Reproduce, character for character, the lines below from the first through the one with "annot_value = [0.1664, 0.1626]". Leave pictures out.

Rows from a dataset of charts and code
** START **

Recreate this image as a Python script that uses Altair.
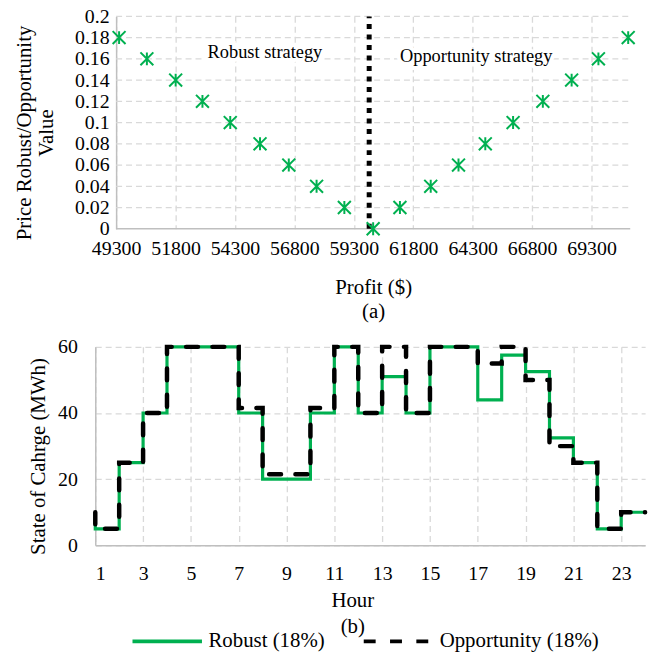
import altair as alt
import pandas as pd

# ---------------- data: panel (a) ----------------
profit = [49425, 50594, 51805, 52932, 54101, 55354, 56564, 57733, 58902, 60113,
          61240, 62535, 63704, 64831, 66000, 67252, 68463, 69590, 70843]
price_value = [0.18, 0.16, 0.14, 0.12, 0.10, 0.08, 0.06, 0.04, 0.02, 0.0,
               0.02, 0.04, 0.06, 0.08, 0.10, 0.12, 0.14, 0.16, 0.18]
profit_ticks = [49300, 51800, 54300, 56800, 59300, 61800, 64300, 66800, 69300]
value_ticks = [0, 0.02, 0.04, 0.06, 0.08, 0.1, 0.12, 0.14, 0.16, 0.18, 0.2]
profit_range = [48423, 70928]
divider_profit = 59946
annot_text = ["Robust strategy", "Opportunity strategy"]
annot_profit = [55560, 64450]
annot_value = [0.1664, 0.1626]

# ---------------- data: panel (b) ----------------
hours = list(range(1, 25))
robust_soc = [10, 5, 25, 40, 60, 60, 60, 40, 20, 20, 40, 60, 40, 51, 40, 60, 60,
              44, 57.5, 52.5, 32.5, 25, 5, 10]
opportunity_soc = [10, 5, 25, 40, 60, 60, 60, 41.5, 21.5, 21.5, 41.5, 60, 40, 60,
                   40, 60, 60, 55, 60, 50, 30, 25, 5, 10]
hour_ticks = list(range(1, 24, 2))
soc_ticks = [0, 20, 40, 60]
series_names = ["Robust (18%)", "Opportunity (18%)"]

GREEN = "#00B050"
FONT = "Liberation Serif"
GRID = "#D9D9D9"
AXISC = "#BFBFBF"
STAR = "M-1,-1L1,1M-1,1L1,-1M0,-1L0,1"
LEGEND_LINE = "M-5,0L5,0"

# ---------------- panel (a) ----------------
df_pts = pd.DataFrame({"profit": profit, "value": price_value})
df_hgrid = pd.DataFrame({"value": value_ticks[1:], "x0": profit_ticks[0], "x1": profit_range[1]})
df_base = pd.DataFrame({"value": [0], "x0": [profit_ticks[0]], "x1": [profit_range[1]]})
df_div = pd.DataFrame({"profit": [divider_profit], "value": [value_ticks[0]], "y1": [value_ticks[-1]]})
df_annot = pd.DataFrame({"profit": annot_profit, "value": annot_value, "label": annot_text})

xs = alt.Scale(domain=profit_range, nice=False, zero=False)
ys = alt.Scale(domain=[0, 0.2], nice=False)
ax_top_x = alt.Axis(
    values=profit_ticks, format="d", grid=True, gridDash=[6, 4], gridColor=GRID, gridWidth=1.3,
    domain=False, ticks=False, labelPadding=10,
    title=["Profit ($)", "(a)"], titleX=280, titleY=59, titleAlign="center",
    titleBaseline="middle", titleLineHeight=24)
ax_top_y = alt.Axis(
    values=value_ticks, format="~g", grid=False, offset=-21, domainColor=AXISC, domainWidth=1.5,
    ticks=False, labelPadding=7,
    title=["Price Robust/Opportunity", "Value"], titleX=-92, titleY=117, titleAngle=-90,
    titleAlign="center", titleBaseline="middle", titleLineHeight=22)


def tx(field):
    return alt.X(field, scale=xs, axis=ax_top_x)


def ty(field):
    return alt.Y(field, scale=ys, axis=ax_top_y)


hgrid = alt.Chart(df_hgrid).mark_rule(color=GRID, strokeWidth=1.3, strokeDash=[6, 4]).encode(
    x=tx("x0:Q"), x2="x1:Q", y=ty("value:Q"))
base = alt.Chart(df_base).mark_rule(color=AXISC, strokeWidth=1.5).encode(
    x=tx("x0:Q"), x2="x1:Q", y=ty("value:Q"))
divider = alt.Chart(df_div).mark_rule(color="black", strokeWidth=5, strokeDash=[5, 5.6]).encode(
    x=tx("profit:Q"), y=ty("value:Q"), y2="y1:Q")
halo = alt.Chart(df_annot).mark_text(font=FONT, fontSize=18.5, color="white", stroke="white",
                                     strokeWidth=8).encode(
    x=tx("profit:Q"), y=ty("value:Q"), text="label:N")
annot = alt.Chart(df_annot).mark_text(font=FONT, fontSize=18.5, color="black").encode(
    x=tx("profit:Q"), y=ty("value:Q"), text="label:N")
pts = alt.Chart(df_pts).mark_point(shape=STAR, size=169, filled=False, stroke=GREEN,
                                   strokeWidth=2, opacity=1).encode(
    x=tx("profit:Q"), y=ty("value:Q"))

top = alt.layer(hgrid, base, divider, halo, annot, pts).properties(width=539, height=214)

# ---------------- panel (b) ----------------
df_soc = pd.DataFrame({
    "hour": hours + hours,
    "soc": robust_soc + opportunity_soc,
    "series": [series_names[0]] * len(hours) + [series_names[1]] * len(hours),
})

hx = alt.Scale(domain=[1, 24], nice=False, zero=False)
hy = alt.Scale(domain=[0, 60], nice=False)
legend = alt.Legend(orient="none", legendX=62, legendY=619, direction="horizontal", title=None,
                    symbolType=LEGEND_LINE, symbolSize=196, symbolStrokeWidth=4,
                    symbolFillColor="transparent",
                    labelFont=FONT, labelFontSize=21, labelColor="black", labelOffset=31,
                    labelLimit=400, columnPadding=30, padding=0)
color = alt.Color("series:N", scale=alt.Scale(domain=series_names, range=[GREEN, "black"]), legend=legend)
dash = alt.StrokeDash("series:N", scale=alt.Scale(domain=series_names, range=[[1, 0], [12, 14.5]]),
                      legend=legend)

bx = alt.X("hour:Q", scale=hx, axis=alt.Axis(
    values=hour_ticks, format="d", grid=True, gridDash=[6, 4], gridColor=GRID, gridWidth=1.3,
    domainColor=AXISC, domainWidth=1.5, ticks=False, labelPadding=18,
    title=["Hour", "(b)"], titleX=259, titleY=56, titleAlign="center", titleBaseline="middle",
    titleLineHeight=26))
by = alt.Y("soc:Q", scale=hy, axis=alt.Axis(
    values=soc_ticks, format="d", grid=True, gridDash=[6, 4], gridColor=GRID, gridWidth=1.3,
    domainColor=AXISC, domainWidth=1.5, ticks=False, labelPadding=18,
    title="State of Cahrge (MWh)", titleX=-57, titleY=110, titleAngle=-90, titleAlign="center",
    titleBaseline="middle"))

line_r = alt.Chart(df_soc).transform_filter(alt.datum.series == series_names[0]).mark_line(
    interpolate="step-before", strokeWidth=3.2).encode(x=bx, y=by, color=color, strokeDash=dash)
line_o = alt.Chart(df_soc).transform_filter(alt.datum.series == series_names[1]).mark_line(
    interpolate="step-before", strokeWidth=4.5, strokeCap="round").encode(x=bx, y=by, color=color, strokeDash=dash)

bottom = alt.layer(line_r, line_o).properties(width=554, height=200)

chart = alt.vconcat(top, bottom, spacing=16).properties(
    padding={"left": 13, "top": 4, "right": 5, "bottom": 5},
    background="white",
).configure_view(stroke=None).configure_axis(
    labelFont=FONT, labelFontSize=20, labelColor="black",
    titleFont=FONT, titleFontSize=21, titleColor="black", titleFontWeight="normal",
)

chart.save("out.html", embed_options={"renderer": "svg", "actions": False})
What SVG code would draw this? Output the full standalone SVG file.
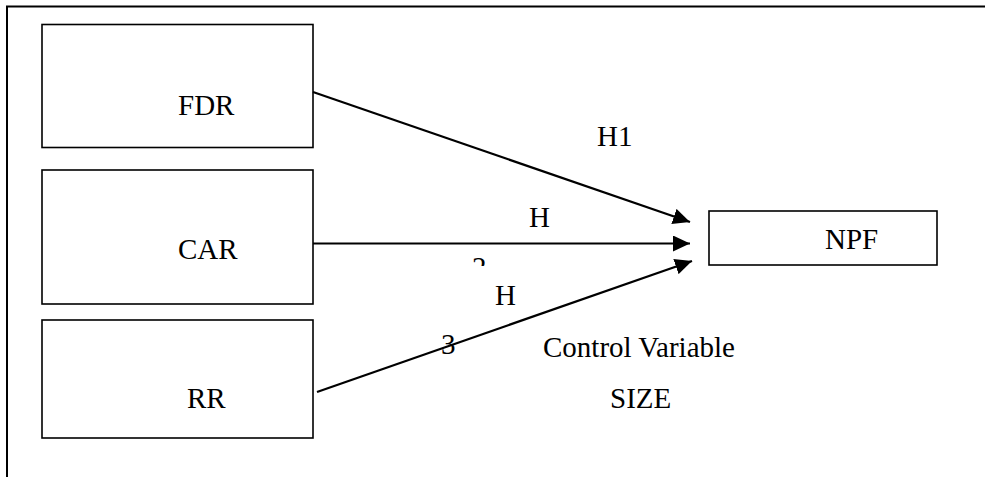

** END **

**EXERCISE OUTPUT**:
Recreate this image as a Python script that uses Altair.
import altair as alt
import pandas as pd

# ---------------- data: panel (a) ----------------
profit = [49425, 50594, 51805, 52932, 54101, 55354, 56564, 57733, 58902, 60113,
          61240, 62535, 63704, 64831, 66000, 67252, 68463, 69590, 70843]
price_value = [0.18, 0.16, 0.14, 0.12, 0.10, 0.08, 0.06, 0.04, 0.02, 0.0,
               0.02, 0.04, 0.06, 0.08, 0.10, 0.12, 0.14, 0.16, 0.18]
profit_ticks = [49300, 51800, 54300, 56800, 59300, 61800, 64300, 66800, 69300]
value_ticks = [0, 0.02, 0.04, 0.06, 0.08, 0.1, 0.12, 0.14, 0.16, 0.18, 0.2]
profit_range = [48423, 70928]
divider_profit = 59946
annot_text = ["Robust strategy", "Opportunity strategy"]
annot_profit = [55560, 64450]
annot_value = [0.1664, 0.1626]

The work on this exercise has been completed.